━━━ Source material ━━━
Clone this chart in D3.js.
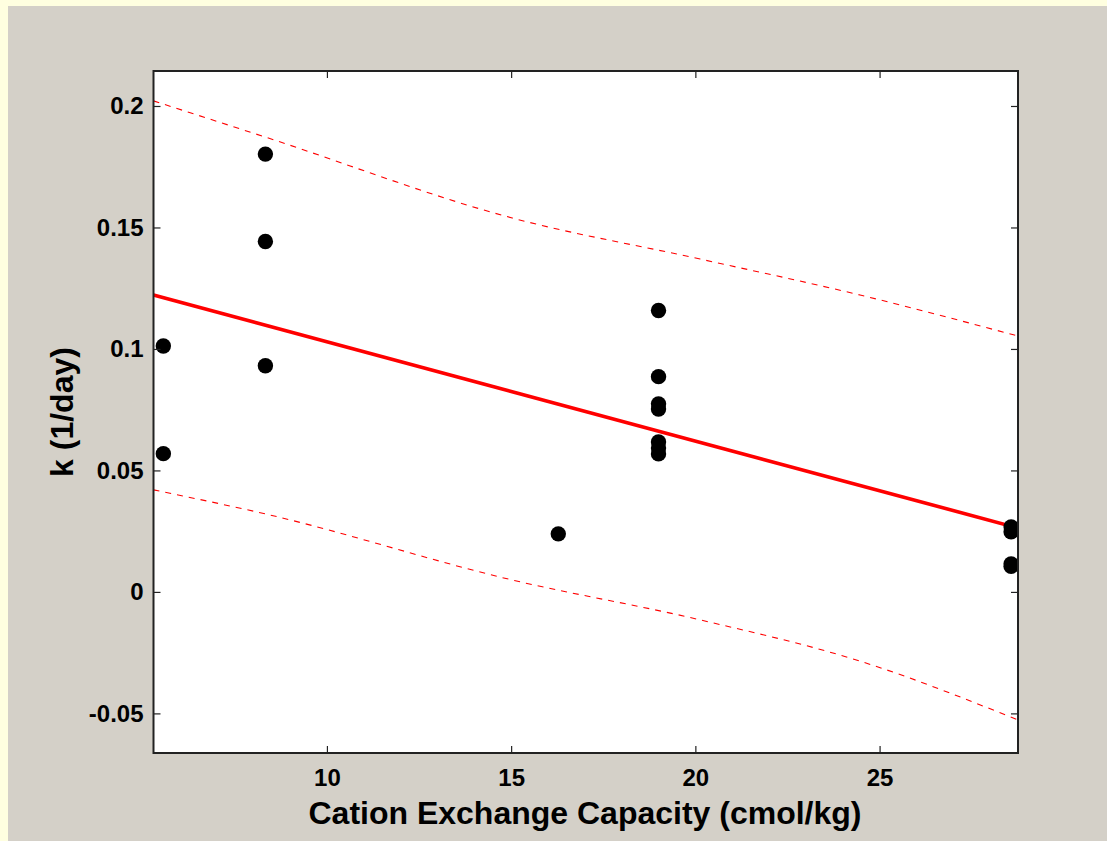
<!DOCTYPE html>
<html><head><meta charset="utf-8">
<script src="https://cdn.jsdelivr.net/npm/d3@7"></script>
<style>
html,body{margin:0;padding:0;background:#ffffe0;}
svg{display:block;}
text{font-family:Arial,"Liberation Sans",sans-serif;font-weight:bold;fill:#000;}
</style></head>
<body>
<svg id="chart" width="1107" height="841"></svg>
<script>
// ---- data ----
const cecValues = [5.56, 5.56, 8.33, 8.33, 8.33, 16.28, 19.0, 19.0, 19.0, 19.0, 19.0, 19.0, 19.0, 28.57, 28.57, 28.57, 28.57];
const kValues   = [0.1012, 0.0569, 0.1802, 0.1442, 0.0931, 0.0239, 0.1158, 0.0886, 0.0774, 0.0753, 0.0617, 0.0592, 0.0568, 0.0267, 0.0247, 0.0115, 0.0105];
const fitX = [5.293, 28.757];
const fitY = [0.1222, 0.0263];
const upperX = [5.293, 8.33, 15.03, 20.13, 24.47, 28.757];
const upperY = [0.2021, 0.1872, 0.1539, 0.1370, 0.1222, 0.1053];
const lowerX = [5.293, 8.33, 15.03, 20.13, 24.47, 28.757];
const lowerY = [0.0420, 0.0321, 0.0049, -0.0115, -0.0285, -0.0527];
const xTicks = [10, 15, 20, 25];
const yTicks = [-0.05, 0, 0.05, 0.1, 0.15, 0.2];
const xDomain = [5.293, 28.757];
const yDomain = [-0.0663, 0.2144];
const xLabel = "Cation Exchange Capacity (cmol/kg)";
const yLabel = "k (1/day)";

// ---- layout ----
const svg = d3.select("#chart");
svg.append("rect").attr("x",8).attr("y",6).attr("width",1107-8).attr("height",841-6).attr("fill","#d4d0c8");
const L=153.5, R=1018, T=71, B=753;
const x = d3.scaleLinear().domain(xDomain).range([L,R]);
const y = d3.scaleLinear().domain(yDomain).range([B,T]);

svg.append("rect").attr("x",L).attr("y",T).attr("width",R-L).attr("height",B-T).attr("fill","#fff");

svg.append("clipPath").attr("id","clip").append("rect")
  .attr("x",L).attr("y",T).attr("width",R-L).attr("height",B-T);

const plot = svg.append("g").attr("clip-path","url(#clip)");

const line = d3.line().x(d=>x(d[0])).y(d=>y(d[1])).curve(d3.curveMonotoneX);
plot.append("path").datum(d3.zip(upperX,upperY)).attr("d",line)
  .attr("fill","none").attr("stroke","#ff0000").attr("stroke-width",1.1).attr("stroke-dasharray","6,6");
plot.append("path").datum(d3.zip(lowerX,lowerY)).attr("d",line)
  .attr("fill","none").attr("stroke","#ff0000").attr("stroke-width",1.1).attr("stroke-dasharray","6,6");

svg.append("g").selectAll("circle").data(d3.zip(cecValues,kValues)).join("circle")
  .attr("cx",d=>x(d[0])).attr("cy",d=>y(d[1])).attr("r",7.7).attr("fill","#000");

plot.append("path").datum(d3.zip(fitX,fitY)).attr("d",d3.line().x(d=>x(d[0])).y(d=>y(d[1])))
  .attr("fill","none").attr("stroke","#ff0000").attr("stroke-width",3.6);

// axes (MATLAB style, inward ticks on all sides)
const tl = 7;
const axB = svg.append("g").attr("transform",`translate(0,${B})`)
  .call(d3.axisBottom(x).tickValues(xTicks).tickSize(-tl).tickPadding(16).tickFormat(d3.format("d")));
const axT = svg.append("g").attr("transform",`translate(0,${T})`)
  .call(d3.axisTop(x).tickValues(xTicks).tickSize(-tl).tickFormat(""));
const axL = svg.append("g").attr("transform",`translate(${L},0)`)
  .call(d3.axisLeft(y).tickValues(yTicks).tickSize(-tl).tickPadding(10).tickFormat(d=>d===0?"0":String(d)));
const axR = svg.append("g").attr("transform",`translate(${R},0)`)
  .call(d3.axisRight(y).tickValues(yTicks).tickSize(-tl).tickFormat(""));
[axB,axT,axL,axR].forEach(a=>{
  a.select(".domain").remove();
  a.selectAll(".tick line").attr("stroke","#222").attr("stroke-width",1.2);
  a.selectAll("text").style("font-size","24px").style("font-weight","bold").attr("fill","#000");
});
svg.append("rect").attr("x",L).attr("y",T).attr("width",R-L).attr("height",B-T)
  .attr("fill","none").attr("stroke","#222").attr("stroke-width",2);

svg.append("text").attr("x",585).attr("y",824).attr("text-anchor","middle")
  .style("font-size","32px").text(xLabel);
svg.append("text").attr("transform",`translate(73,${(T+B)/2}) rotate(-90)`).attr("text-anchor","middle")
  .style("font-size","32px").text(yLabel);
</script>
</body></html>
━━━
• Objective
Say how many lines in the listing above include "chart". Give nothing but the number.

• Task response
3